Managing different browsing environments has become essential as work, personal, and academic activities increasingly overlap on the same device. Mac Safari Profiles provide a native way to separate browsing sessions without relying on multiple browsers or constantly signing in and out of accounts. Each profile operates as an independent environment, storing its own bookmarks, browsing history, cookies, extensions, tab groups, and privacy settings.
Once configured, switching between profiles is nearly instantaneous. A professional workspace profile can contain corporate logins, collaboration tools, and productivity extensions, while a personal profile remains dedicated to streaming, shopping, and everyday browsing. Students can maintain a separate academic profile containing research tabs, school portals, and study-related bookmarks without interfering with other sessions.
How Safari Profiles Separate Digital Workspaces
Safari Profiles function similarly to user spaces inside the same browser. Each profile maintains isolated data storage, meaning login credentials, tracking cookies, and browsing behavior remain confined to that environment. This separation prevents workplace accounts from mixing with personal sessions and keeps notifications or saved sessions relevant to the current activity.
Profiles also allow different extensions per environment. A work profile may include password managers, scheduling tools, and research add-ons, while a personal profile can operate with fewer extensions for faster browsing performance. Because extensions remain profile-specific, users avoid unnecessary tools loading across every browsing session.
Tab Groups also work independently inside each profile. A research-focused profile might maintain long-term tab collections related to academic projects, while a travel planning profile can store booking websites and itinerary tools separately. This structure reduces visual clutter and helps maintain continuity between browsing sessions over long periods.
Setting Up Safari Profiles on Mac
Creating Safari Profiles takes only a few steps and allows full customization of names, icons, colors, bookmarks, and default folders.
Safari > Settings > Profiles > Add Profile
After creating a profile, users can assign:
- A profile name (Work, School, Personal, Travel, etc.)
- A unique color and icon for quick recognition
- A dedicated bookmarks folder
- Separate extensions and privacy settings
Once configured, the profile appears in the Safari toolbar, allowing immediate switching without closing existing browsing sessions. Each profile remembers open tabs and windows independently, meaning returning to a profile restores the exact environment previously used.
Using Safari Profiles for Productivity and Focus
Professionals working across multiple organizations often need separate account sessions simultaneously. Safari Profiles allow login isolation without the need for additional browsers.

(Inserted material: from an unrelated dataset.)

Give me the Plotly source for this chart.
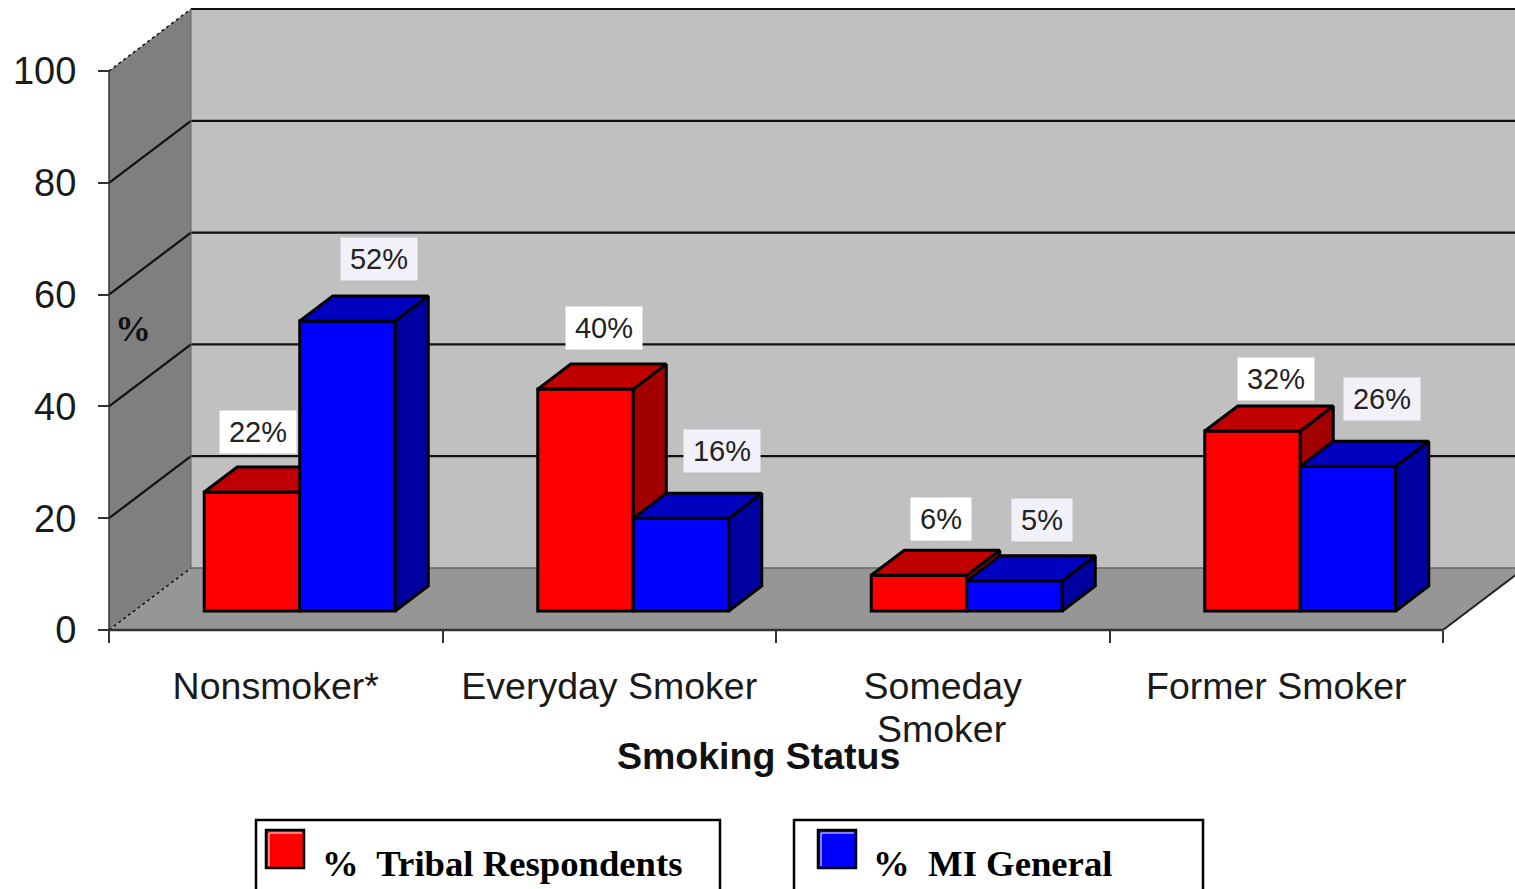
import plotly.graph_objects as go

categories = ["Nonsmoker*", "Everyday Smoker", "Someday", "Former Smoker"]
tribal = [21.3, 39.7, 6.4, 32.2]
mi_general = [51.9, 16.6, 5.4, 25.9]
tribal_labels = ["22%", "40%", "6%", "32%"]
general_labels = ["52%", "16%", "5%", "26%"]
y_ticks = [0, 20, 40, 60, 80, 100]

W, H = 1515, 889
x0_px, x_scale = 109, 333.5   # pixel of x=0, pixels per category
y0_px, y_scale = 630, 5.59    # pixel of y=0, pixels per percent
x_range = [-x0_px / x_scale, (W - x0_px) / x_scale]
y_range = [(y0_px - H) / y_scale, y0_px / y_scale]

# 3d look
wall_dx, wall_dy = 82 / x_scale, 62 / y_scale
bar_dx, bar_dy = 33 / x_scale, 25 / y_scale
floor_base = 19 / y_scale
bar_w = 95.5 / x_scale
group_shift = 0.572

tribal_x = [i + group_shift - bar_w / 2 for i in range(4)]
general_x = [i + group_shift + bar_w / 2 for i in range(4)]

BLACK = "#000000"
SANS = "Liberation Sans"
SERIF = "Liberation Serif"


def px_x(px):
    return px / W


def px_y(px):
    return 1 - px / H


def faces(xs, vals):
    # side and top parallelograms of each bar, gaps split the polygons
    side_x, side_y, top_x, top_y = [], [], [], []
    for x, v in zip(xs, vals):
        l, r, t = x - bar_w / 2, x + bar_w / 2, v + floor_base
        side_x += [r, r + bar_dx, r + bar_dx, r, r, None]
        side_y += [floor_base, floor_base + bar_dy, t + bar_dy, t, floor_base, None]
        top_x += [l, l + bar_dx, r + bar_dx, r, l, None]
        top_y += [t, t + bar_dy, t + bar_dy, t, t, None]
    return side_x, side_y, top_x, top_y


def add_series(fig, xs, vals, name, front, top, side, xa, ya):
    side_x, side_y, top_x, top_y = faces(xs, vals)
    fig.add_trace(go.Bar(x=xs, y=vals, base=floor_base, width=bar_w, name=name,
                         marker=dict(color=front, line=dict(color=BLACK, width=3)),
                         xaxis=xa, yaxis=ya))
    fig.add_trace(go.Scatter(x=side_x, y=side_y, mode="lines", fill="toself", fillcolor=side,
                             line=dict(color=BLACK, width=3), xaxis=xa, yaxis=ya, hoverinfo="skip"))
    fig.add_trace(go.Scatter(x=top_x, y=top_y, mode="lines", fill="toself", fillcolor=top,
                             line=dict(color=BLACK, width=3), xaxis=xa, yaxis=ya, hoverinfo="skip"))


def poly(pts, fill):
    path = "M " + " L ".join("{0} {1}".format(x, y) for x, y in pts) + " Z"
    return dict(type="path", path=path, xref="x", yref="y", fillcolor=fill,
                line=dict(width=0), layer="below")


def seg(x1, y1, x2, y2, color="#111111", width=2.2, dash="solid"):
    return dict(type="line", x0=x1, y0=y1, x1=x2, y1=y2, xref="x", yref="y", layer="below",
                line=dict(color=color, width=width, dash=dash))


def px_shape(kind, l, t, r, b, **kw):
    return dict(type=kind, xref="paper", yref="paper", x0=px_x(l), x1=px_x(r),
                y0=px_y(b), y1=px_y(t), **kw)


def px_text(x, y, text, family, size, color, xanchor="center"):
    return dict(x=px_x(x), y=px_y(y), xref="paper", yref="paper", text=text, showarrow=False,
                xanchor=xanchor, yanchor="middle", font=dict(family=family, size=size, color=color))


fig = go.Figure()
add_series(fig, tribal_x, tribal, "% Tribal Respondents", "#ff0000", "#c00000", "#a00000", "x", "y")
# blue goes on an overlaid axis pair so it paints over the red side faces
add_series(fig, general_x, mi_general, "% MI General", "#0000ff", "#0000c0", "#0000a0", "x2", "y2")

far_x = x_range[1] + 1
shapes = [
    poly([(wall_dx, wall_dy), (far_x, wall_dy), (far_x, 100 + wall_dy), (wall_dx, 100 + wall_dy)], "#c0c0c0"),
    poly([(0, 0), (wall_dx, wall_dy), (wall_dx, 100 + wall_dy), (0, 100)], "#7f7f7f"),
    poly([(0, 0), (wall_dx, wall_dy), (4 + wall_dx, wall_dy), (4, 0)], "#969696"),
]
for v in y_ticks[1:]:
    shapes.append(seg(wall_dx, v + wall_dy, far_x, v + wall_dy))
for v in y_ticks[1:-1]:
    shapes.append(seg(0, v, wall_dx, v + wall_dy))
shapes += [
    seg(0, 100, wall_dx, 100 + wall_dy, width=1.5, dash="dot"),
    seg(0, 0, wall_dx, wall_dy, width=1.5, dash="dot"),
    seg(wall_dx, wall_dy, far_x, wall_dy, color="#666666", width=1.5),
    seg(wall_dx, wall_dy, wall_dx, 100 + wall_dy, color="#666666", width=1),
    seg(0, 0, 0, 100, color="#333333", width=1.5),
    seg(0, 0, 4, 0, color="#333333", width=2.5),
    seg(4, 0, 4 + wall_dx, wall_dy, color="#222222", width=2),
]

# legend boxes, cut by the bottom of the page
for l, r, sw, col in [(256, 720, 266, "#ff0000"), (794, 1203, 818, "#0000ff")]:
    shapes.append(px_shape("rect", l, 820, r, 899, line=dict(color=BLACK, width=2.5), fillcolor="white"))
    shapes.append(px_shape("rect", sw, 830, sw + 38, 868, line=dict(color=BLACK, width=2.5), fillcolor=col))
    shapes.append(px_shape("line", sw + 3, 833, sw + 36, 833, line=dict(color="white", width=1)))
    shapes.append(px_shape("line", sw + 3, 833, sw + 3, 866, line=dict(color="white", width=1)))

annotations = []
tribal_off = [(6, 60), (18, 61), (22, 56), (23, 52)]
general_off = [(31, 62), (41, 67), (27, 61), (34, 67)]
for xs, vals, labels, offs, bg in [(tribal_x, tribal, tribal_labels, tribal_off, "#ffffff"),
                                   (general_x, mi_general, general_labels, general_off, "#f2f0f8")]:
    for x, v, lab, (sx, sy) in zip(xs, vals, labels, offs):
        annotations.append(dict(x=x, y=v + floor_base, xref="x", yref="y", text=lab, showarrow=False,
                                xshift=sx, yshift=sy, xanchor="center", yanchor="middle",
                                width=74 if len(lab) == 3 else 58, height=40, bgcolor=bg,
                                font=dict(family=SANS, size=29, color="#222222")))

annotations += [
    px_text(941, 729, "Smoker", SANS, 37.5, "#1a1a1a"),
    px_text(758, 756, "<b>Smoking Status</b>", SANS, 37.5, "#111111"),
    px_text(133, 329, "<b>%</b>", SERIF, 36, "#111111"),
    px_text(320, 863, "<b>%  Tribal Respondents</b>", SERIF, 36.7, BLACK, xanchor="left"),
    px_text(871, 863, "<b>%  MI General</b>", SERIF, 36.7, BLACK, xanchor="left"),
]

fig.update_layout(
    width=W, height=H,
    margin=dict(l=0, r=0, t=0, b=0),
    paper_bgcolor="white", plot_bgcolor="white",
    showlegend=False, shapes=shapes, annotations=annotations,
    xaxis=dict(range=x_range, domain=[0, 1], anchor="free", position=1 - y0_px / H,
               tickmode="array", tickvals=[i + 0.5 for i in range(4)], ticktext=categories,
               ticks="", showgrid=False, zeroline=False, showline=False, ticklabelstandoff=30,
               tickfont=dict(family=SANS, size=37.5, color="#1a1a1a"),
               minor=dict(tickmode="array", tickvals=[0, 1, 2, 3, 4], ticks="outside",
                          ticklen=12, tickwidth=1.5, tickcolor="#333333")),
    yaxis=dict(range=y_range, domain=[0, 1], anchor="free", position=x0_px / W,
               tickmode="array", tickvals=y_ticks, ticks="outside", ticklen=11, tickwidth=1.5,
               tickcolor="#333333", showgrid=False, zeroline=False, showline=False,
               ticklabelstandoff=14, tickfont=dict(family=SANS, size=38, color="#1a1a1a")),
    xaxis2=dict(range=x_range, overlaying="x", visible=False),
    yaxis2=dict(range=y_range, overlaying="y", visible=False),
)

# plotly's page keeps the default body margin, drop it so the figure fills the window
fig.write_html("out.html", config={"displayModeBar": False},
               post_script="document.body.style.margin = '0';")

One profile can maintain corporate authentication while another keeps freelance or secondary business accounts active, eliminating repetitive logins throughout the day.
Students benefit from using study-focused profiles that include research tools, library access portals, citation managers, and educational platforms. Because notifications and saved sessions remain tied to the academic profile, switching back to personal browsing prevents academic tabs from interfering with leisure browsing.
For everyday users, separating social media, shopping, and financial activities into different profiles improves privacy awareness. Tracking cookies remain confined to each profile, reducing cross-site behavioral tracking and simplifying permission management across browsing categories.
Advanced Profile Workflows Across macOS and iPhone
Safari Profiles sync through iCloud, allowing profile environments to appear automatically across Mac, iPhone, and iPad devices. A profile created for work browsing on Mac becomes available on iPhone, preserving bookmarks, extensions (when supported), and open tabs across devices.
Users working across multiple devices can maintain consistent workflows without recreating browsing setups manually. A project research session started on Mac can continue seamlessly on iPad, while personal browsing remains isolated within its own environment.
Profiles also integrate with Focus modes. A Work Focus can automatically open Safari using the Work profile, ensuring the browsing session aligns with the active activity mode. This connection allows macOS to coordinate notifications, applications, and browsing environments simultaneously, creating structured digital workflows tied to real-world schedules.
Safari Profiles introduce a structured method of organizing digital environments without requiring additional browsers, complex account switching, or repeated login processes. By separating bookmarks, sessions, extensions, and site data into independent browsing spaces, the feature provides a flexible foundation for managing modern multi-role computing across professional, academic, and personal activities.